### Set exercise:
Quote every line below exactly and skip any picture.

### Dataset excerpts:
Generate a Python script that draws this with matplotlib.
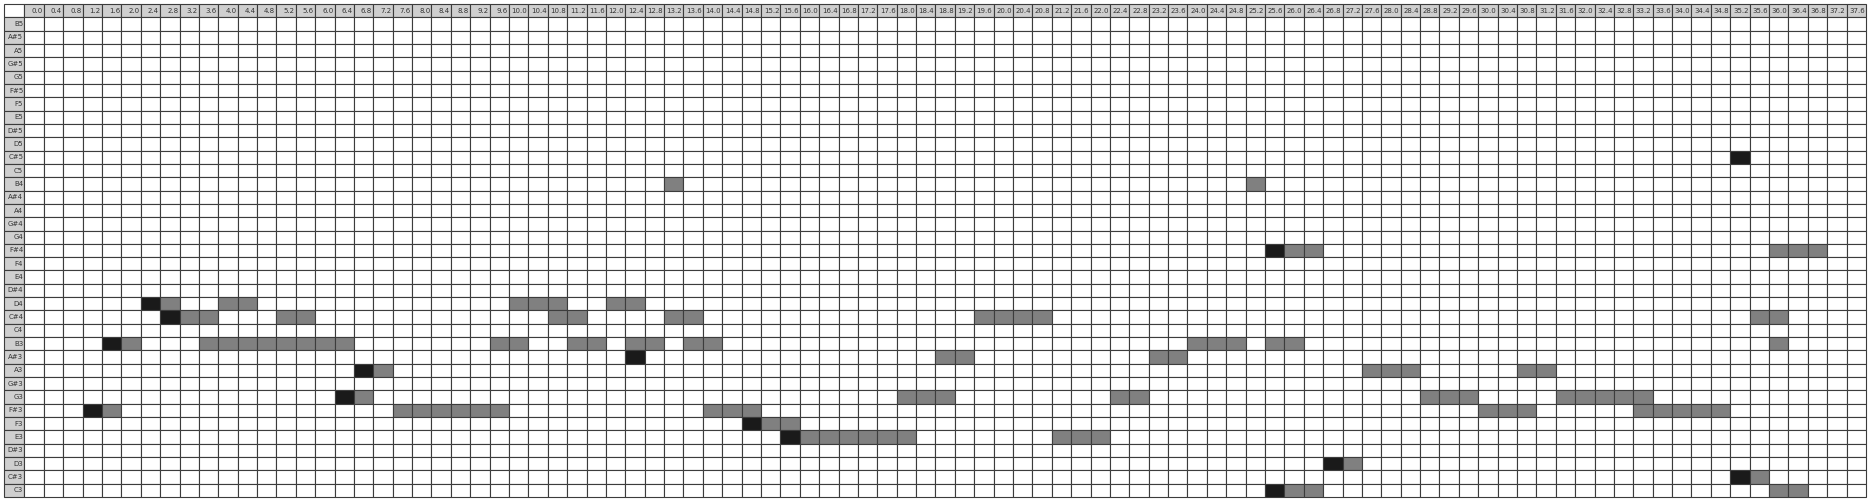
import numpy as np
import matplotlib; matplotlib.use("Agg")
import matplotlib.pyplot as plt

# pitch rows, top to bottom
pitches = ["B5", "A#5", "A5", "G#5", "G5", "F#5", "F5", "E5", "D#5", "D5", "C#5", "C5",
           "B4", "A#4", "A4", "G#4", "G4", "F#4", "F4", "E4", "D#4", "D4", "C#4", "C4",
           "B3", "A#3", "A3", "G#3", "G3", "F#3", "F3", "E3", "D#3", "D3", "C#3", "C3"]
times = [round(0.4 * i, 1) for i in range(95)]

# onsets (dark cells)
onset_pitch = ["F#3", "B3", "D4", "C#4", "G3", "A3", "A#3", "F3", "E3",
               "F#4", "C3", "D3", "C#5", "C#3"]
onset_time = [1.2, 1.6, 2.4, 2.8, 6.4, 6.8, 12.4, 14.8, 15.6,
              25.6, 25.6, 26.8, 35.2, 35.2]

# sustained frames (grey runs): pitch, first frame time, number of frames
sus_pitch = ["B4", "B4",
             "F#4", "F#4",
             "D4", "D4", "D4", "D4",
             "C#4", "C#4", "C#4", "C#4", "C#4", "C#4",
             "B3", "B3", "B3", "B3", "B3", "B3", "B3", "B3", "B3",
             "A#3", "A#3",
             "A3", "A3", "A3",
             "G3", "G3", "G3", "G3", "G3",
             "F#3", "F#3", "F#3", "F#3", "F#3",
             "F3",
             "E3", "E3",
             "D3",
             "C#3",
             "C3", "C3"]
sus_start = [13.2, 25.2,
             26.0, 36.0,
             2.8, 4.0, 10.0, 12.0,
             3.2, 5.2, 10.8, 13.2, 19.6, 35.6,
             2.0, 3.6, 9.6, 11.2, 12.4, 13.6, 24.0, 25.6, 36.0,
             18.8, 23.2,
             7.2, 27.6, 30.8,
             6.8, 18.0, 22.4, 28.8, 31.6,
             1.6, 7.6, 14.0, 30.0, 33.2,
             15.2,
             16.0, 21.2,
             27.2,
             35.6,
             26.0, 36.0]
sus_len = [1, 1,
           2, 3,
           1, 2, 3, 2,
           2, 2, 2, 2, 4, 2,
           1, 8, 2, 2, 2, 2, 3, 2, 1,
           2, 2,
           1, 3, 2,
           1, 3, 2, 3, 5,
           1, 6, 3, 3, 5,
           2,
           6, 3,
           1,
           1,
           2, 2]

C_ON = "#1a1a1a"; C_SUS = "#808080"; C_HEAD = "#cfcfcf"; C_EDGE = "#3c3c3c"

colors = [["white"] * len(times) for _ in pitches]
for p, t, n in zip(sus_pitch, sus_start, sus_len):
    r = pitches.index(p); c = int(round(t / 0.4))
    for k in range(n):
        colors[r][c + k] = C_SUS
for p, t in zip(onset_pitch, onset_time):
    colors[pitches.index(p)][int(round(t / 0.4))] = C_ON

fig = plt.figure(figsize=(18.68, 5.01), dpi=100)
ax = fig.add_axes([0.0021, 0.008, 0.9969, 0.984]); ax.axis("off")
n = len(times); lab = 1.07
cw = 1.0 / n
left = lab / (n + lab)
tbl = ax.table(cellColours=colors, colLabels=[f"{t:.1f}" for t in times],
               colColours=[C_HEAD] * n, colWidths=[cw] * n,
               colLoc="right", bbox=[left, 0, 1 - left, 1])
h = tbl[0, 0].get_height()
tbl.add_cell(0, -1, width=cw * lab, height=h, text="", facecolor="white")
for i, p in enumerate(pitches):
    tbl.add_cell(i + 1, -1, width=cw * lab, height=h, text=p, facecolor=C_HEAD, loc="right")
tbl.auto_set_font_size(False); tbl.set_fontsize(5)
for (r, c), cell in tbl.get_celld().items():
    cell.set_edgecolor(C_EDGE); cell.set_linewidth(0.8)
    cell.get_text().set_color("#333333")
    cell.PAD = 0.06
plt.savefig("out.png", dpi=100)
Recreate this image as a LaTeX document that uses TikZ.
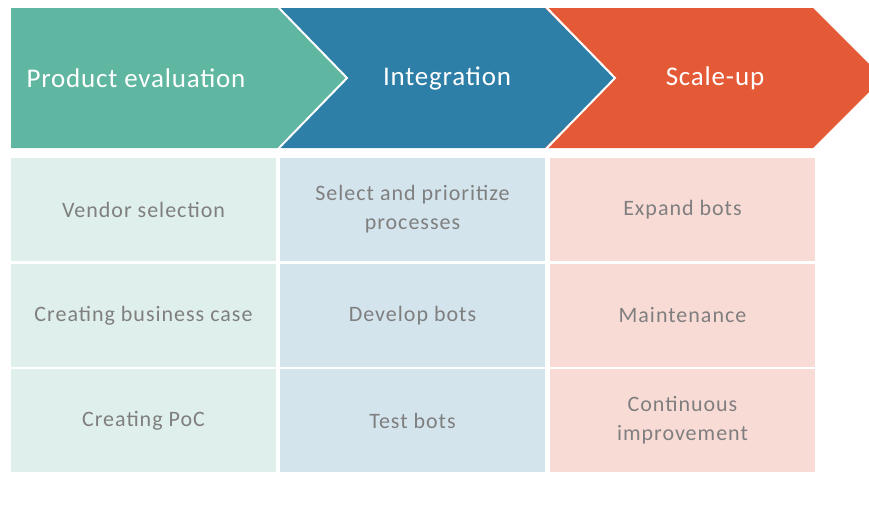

### Result of the task:
Generate a Python script that draws this with matplotlib.
import numpy as np
import matplotlib; matplotlib.use("Agg")
import matplotlib.pyplot as plt

# pitch rows, top to bottom
pitches = ["B5", "A#5", "A5", "G#5", "G5", "F#5", "F5", "E5", "D#5", "D5", "C#5", "C5",
           "B4", "A#4", "A4", "G#4", "G4", "F#4", "F4", "E4", "D#4", "D4", "C#4", "C4",
           "B3", "A#3", "A3", "G#3", "G3", "F#3", "F3", "E3", "D#3", "D3", "C#3", "C3"]
times = [round(0.4 * i, 1) for i in range(95)]

# onsets (dark cells)
onset_pitch = ["F#3", "B3", "D4", "C#4", "G3", "A3", "A#3", "F3", "E3",
               "F#4", "C3", "D3", "C#5", "C#3"]
onset_time = [1.2, 1.6, 2.4, 2.8, 6.4, 6.8, 12.4, 14.8, 15.6,
              25.6, 25.6, 26.8, 35.2, 35.2]

# sustained frames (grey runs): pitch, first frame time, number of frames
sus_pitch = ["B4", "B4",
             "F#4", "F#4",
             "D4", "D4", "D4", "D4",
             "C#4", "C#4", "C#4", "C#4", "C#4", "C#4",
             "B3", "B3", "B3", "B3", "B3", "B3", "B3", "B3", "B3",
             "A#3", "A#3",
             "A3", "A3", "A3",
             "G3", "G3", "G3", "G3", "G3",
             "F#3", "F#3", "F#3", "F#3", "F#3",
             "F3",
             "E3", "E3",
             "D3",
             "C#3",
             "C3", "C3"]
sus_start = [13.2, 25.2,
             26.0, 36.0,
             2.8, 4.0, 10.0, 12.0,
             3.2, 5.2, 10.8, 13.2, 19.6, 35.6,
             2.0, 3.6, 9.6, 11.2, 12.4, 13.6, 24.0, 25.6, 36.0,
             18.8, 23.2,
             7.2, 27.6, 30.8,
             6.8, 18.0, 22.4, 28.8, 31.6,
             1.6, 7.6, 14.0, 30.0, 33.2,
             15.2,
             16.0, 21.2,
             27.2,
             35.6,
             26.0, 36.0]
sus_len = [1, 1,
           2, 3,
           1, 2, 3, 2,
           2, 2, 2, 2, 4, 2,
           1, 8, 2, 2, 2, 2, 3, 2, 1,
           2, 2,
           1, 3, 2,
           1, 3, 2, 3, 5,
           1, 6, 3, 3, 5,
           2,
           6, 3,
           1,
           1,
           2, 2]

C_ON = "#1a1a1a"; C_SUS = "#808080"; C_HEAD = "#cfcfcf"; C_EDGE = "#3c3c3c"

colors = [["white"] * len(times) for _ in pitches]
for p, t, n in zip(sus_pitch, sus_start, sus_len):
    r = pitches.index(p); c = int(round(t / 0.4))
    for k in range(n):
        colors[r][c + k] = C_SUS
for p, t in zip(onset_pitch, onset_time):
    colors[pitches.index(p)][int(round(t / 0.4))] = C_ON

fig = plt.figure(figsize=(18.68, 5.01), dpi=100)
ax = fig.add_axes([0.0021, 0.008, 0.9969, 0.984]); ax.axis("off")
n = len(times); lab = 1.07
cw = 1.0 / n
left = lab / (n + lab)
tbl = ax.table(cellColours=colors, colLabels=[f"{t:.1f}" for t in times],
               colColours=[C_HEAD] * n, colWidths=[cw] * n,
               colLoc="right", bbox=[left, 0, 1 - left, 1])
h = tbl[0, 0].get_height()
tbl.add_cell(0, -1, width=cw * lab, height=h, text="", facecolor="white")
for i, p in enumerate(pitches):
    tbl.add_cell(i + 1, -1, width=cw * lab, height=h, text=p, facecolor=C_HEAD, loc="right")
tbl.auto_set_font_size(False); tbl.set_fontsize(5)
for (r, c), cell in tbl.get_celld().items():
    cell.set_edgecolor(C_EDGE); cell.set_linewidth(0.8)
    cell.get_text().set_color("#333333")
    cell.PAD = 0.06
plt.savefig("out.png", dpi=100)
Recreate this image as a LaTeX document that uses TikZ.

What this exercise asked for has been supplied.